The following summer the vessel was laid up as it underwent extensive improvements so the problem didn’t arise.
My son was two and a bit when he got his first holiday on the vessel and my abiding shame is the photograph in the family album showing him with a large cut on his face.
This didn’t happen on board but as he sprinted along a rocky beach and went headlong on to his face. My instinct then was to go somewhere sensible like Spain where all the beaches in the brochures were clad in sand for miles. Not a boulder in sight.
I didn’t reckon on the son himself who, the next year, wanted nothing but the boat. I soon realised he had inherited his father’s passion for boats, a passion he in turn had inherited from his ancestors who over the generations had mastered trading ships out of Padstow Harbour in Cornwall. I knew that any dreams of us all in sunny Spain were just that, dreams.
When the second child came along his passion for the sea and boats was clear from he was four months old.
When he wasn’t asleep he demanded to be propped up in his pram, in the cockpit so that he could see out. My nightmare moment with him came in later years when, on one holiday, I couldn’t find him on the larger boat we had bought to accommodate two growing sons.
Fearing he had fallen overboard and verging on a heart attack I charged through the boat like a lion shouting his name, trying to reassure myself he hadn’t inadvertently fallen into the water, particularly as his life jacket was sitting in the cockpit.
He was nowhere to be seen but one last frantic search in his bunk found him reading his favourite Hardy Boys book. He was so engrossed in it he hadn’t heard me callng and wondered what all the fuss was about.
I swore that year they could stay with their grandparents the following summer while I went to the Alps. But I faced the wrath of the three men in my life and that was that. The boat and they won.

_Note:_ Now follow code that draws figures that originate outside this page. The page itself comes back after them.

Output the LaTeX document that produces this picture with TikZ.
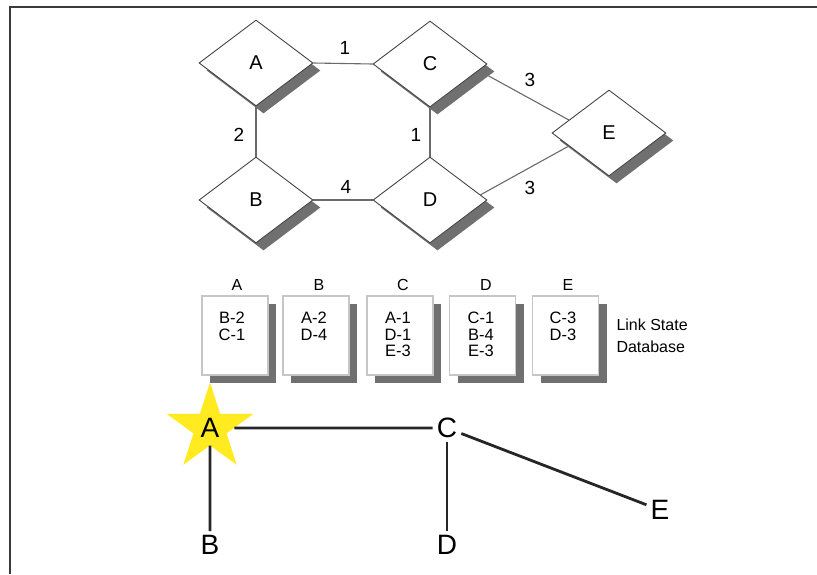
\documentclass[tikz,border=0pt]{standalone}
\usepackage{fontspec}
\setmainfont{Liberation Sans}
\usetikzlibrary{shapes.geometric,shadows,calc,backgrounds}
\definecolor{linkgray}{HTML}{6A6A6A}
\definecolor{rimgray}{HTML}{454545}
\definecolor{shadegray}{HTML}{707070}
\definecolor{pagegray}{HTML}{3A3A3A}
\definecolor{rootyellow}{HTML}{FFEB1F}
\tikzset{router/.style={diamond,draw=rimgray,line width=.9pt,fill=white,inner sep=0pt,minimum width=114pt,minimum height=86pt,font=\fontsize{20}{20}\selectfont,drop shadow={shadow xshift=7.5pt,shadow yshift=-7.5pt,opacity=1,fill=shadegray}}}
\tikzset{link/.style={linkgray,line width=1.1pt}}
\tikzset{cost/.style={font=\fontsize{19}{19}\selectfont}}
\tikzset{lsdb/.style={rectangle,draw=gray!45,line width=1.2pt,fill=white,minimum width=66pt,minimum height=79pt,inner sep=0pt,drop shadow={shadow xshift=8pt,shadow yshift=-8pt,opacity=1,fill=shadegray}}}
\tikzset{lsdbtext/.style={anchor=north,align=center,inner sep=0pt,font=\fontsize{16.5}{16.5}\selectfont}}
\tikzset{lsdbhead/.style={font=\fontsize{16}{16}\selectfont}}
\tikzset{spf/.style={font=\fontsize{28}{28}\selectfont,inner sep=4pt}}
\tikzset{branch/.style={line width=2.8pt,black!85}}

\begin{document}
\begin{tikzpicture}[x=1pt,y=-1pt]
\useasboundingbox(0,0)rectangle(817,574);
\draw[pagegray,line width=2pt](10,574)--(10,7)--(817,7);
% routers and link costs
\node[router](A)at(256,63){A};\node[router](C)at(430,64){C};
\node[router](B)at(256,200){B};\node[router](D)at(430,200){D};
\node[router](E)at(609,133){E};
\begin{scope}[on background layer]
\draw[link](A.east)--(C.west);\draw[link](A.south)--(B.north);\draw[link](C.south)--(D.north);\draw[link](B.east)--(D.west);
\draw[link]($(C.east)!.15!(C.south)$)--($(E.west)!.3!(E.north)$);\draw[link]($(D.east)!.12!(D.north)$)--($(E.west)!.3!(E.south)$);
\end{scope}
\node[cost](cAC)at(345,48){1};\node[cost](cAB)at(239,135){2};\node[cost](cCD)at(416,135){1};\node[cost](cBD)at(346,187){4};
\node[cost](cCE)at(530,80){3};\node[cost](cDE)at(530,188){3};
% link state database
\node[lsdb](dbA)at(235,335.5){};\node[lsdb](dbB)at(316,335.5){};\node[lsdb](dbC)at(400,335.5){};\node[lsdb](dbD)at(482.5,335.5){};\node[lsdb](dbE)at(565.5,335.5){};
\node[lsdbhead](hA)at(237,284.5){A};\node[lsdbhead](hB)at(319,284.5){B};\node[lsdbhead](hC)at(403,284.5){C};\node[lsdbhead](hD)at(486,284.5){D};\node[lsdbhead](hE)at(568,284.5){E};
\node[lsdbtext](tA)at(232,312){B-2\\C-1};\node[lsdbtext](tB)at(314,312){A-2\\D-4};\node[lsdbtext](tC)at(398,312){A-1\\D-1\\E-3};
\node[lsdbtext](tD)at(481,312){C-1\\B-4\\E-3};\node[lsdbtext](tE)at(563,312){C-3\\D-3};
\node[anchor=west,align=left,font=\fontsize{16}{22}\selectfont](note)at(613,336){Link State\\Database};
% shortest path tree from A
\node[star,star points=5,star point ratio=2.62,fill=rootyellow,minimum size=91pt,spf,inner sep=0pt](rA)at(210,428){A};
\node[spf](rC)at(447,428){C};\node[spf](rB)at(210,545){B};\node[spf](rD)at(447,545){D};\node[spf](rE)at(660,510){E};
\draw[branch](rA)--(rC);\draw[branch](rA)--(rB);\draw[branch](rC)--(rD);\draw[branch](rC)--(rE);
\end{tikzpicture}
\end{document}
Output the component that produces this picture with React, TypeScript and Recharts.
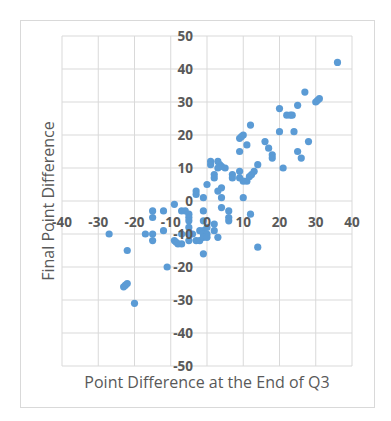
import React from 'react';
import { ScatterChart, Scatter, XAxis, YAxis, CartesianGrid } from 'recharts';

// point difference after Q3 vs final point difference
const q3Diff = [
  36, 27, 30, 30.5, 31, 25, 20, 22, 23, 23.5, 12, 20, 24, 28, 16, 17, 18, 18, 25, 26,
  21, 14, 10, 9, 9.5, 11, 9, 9, 9, 10, 11, 11.7, 12.3, 13, 10, 7, 7, 12, 14,
  1, 1, 3, 3.5, 4, 5, 3, 2, 2, 3, 4, 4, 4, 0, -3, -3, -1, -1, 6, 6, 6, 2, 2, 3,
  -15, -15, -12, -9, -7, -6, -5, -5, -5, -27, -17, -15, -15, -12, -9, -8, -7, -8.5, -7,
  -5, -5, -5, -4, -3, -2, -2, -1, -1, -1, 0, -1, 0, 0, -1, -11, -22, -23, -22.5, -22, -20,
];
const finalDiff = [
  42, 33, 30, 30.5, 31, 29, 28, 26, 26, 26, 23, 21, 21, 18, 18, 16, 14, 13, 15, 13,
  10, 11, 20, 19, 19.5, 17, 15, 9, 7, 6, 6, 7.4, 8, 9, 1, 8, 7, -4, -14,
  12, 11, 12, 11, 10.5, 10, 10, 8, 7, 3, 4, 1, -2, 5, 3, 2, 1, -3, -3, -5, -6, -7, -9, -11,
  -3, -5, -3, -1, -3, -3, -4, -5, -6, -10, -10, -10, -12, -9, -12, -13, -13, -12.5, -10,
  -8, -10, -12, -10, -12, -12, -9, -9, -6, -10, -10, -11, -8, -11, -16, -20, -15, -26, -25.5, -25, -31,
];
const xTicks = [-40, -30, -20, -10, 0, 10, 20, 30, 40];
const yTicks = [-50, -40, -30, -20, -10, 0, 10, 20, 30, 40, 50];

const data = q3Diff.map((x, i) => ({ x, y: finalDiff[i] }));

const W = 391;
const H = 421;
const M = { top: 36, right: 39, bottom: 54, left: 61 };
const PLOT_W = W - M.left - M.right - 1;
const PLOT_H = H - M.top - M.bottom - 1;
const FONT = '"Open Sans", "Liberation Sans", sans-serif';
const TEXT = '#595959';

// axes cross at 0, so tick labels sit on the zero lines
const renderXTick = (p: any) => (
  <text x={p.x} y={p.y - PLOT_H / 2 + 21} textAnchor="middle" dominantBaseline="central"
    fill={TEXT} fontSize={13.5} fontWeight="bold" fontFamily={FONT}>
    {p.payload.value}
  </text>
);
const renderYTick = (p: any) => (
  <text x={p.x + PLOT_W / 2 - 14} y={p.y} textAnchor="end" dominantBaseline="central"
    fill={TEXT} fontSize={13.5} fontWeight="bold" fontFamily={FONT}>
    {p.payload.value}
  </text>
);

const Dot = (p: any) => <circle cx={p.cx} cy={p.cy} r={3.6} fill="#5b9bd5" />;

export default function App() {
  return (
    <div style={{ position: 'absolute', left: 0, top: 0, width: W, height: H, background: '#fff' }}>
      <div style={{ position: 'absolute', left: 20, top: 20, width: 353, height: 386, border: '1px solid #d9d9d9' }} />
      <ScatterChart width={W} height={H} margin={M} style={{ position: 'absolute', left: 0, top: 0 }}>
        <CartesianGrid stroke="#d9d9d9" />
        <XAxis type="number" dataKey="x" domain={[-40, 40]} ticks={xTicks} height={1}
          axisLine={false} tickLine={false} tickSize={0} tickMargin={0} tick={renderXTick} interval={0} />
        <YAxis type="number" dataKey="y" domain={[-50, 50]} ticks={yTicks} width={1}
          axisLine={false} tickLine={false} tickSize={0} tickMargin={0} tick={renderYTick} interval={0} />
        <Scatter data={data} shape={<Dot />} isAnimationActive={false} />
      </ScatterChart>
      <div style={{ position: 'absolute', left: 0, width: 414, top: 374, textAlign: 'center', lineHeight: '16px',
        fontFamily: FONT, fontSize: 16, color: TEXT, whiteSpace: 'nowrap' }}>
        Point Difference at the End of Q3
      </div>
      <div style={{ position: 'absolute', left: 48, top: 201, transform: 'translate(-50%, -50%) rotate(-90deg)',
        fontFamily: FONT, fontSize: 16, color: TEXT, whiteSpace: 'nowrap' }}>
        Final Point Difference
      </div>
    </div>
  );
}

When they were old enough they spent their summers at the sailing school in Killyleagh.
Without them on board it was bliss, but it was also lonely.
Forty-seven per cent of the 1,000 parents with children aged 12 and under who took part in the survey said they would happily leave their offspring with a grandparent or child carer to enable them to go on a summer break by themselves.
These days I’m not so fussed about travelling anywhere. Airports, queues, bolshie airport staff, and cramped, noisy, smelly planes put me right off.
Our main holiday is still on the high seas, just the two of us, reminiscing about those `lovely times’ we had when the children were on-board too.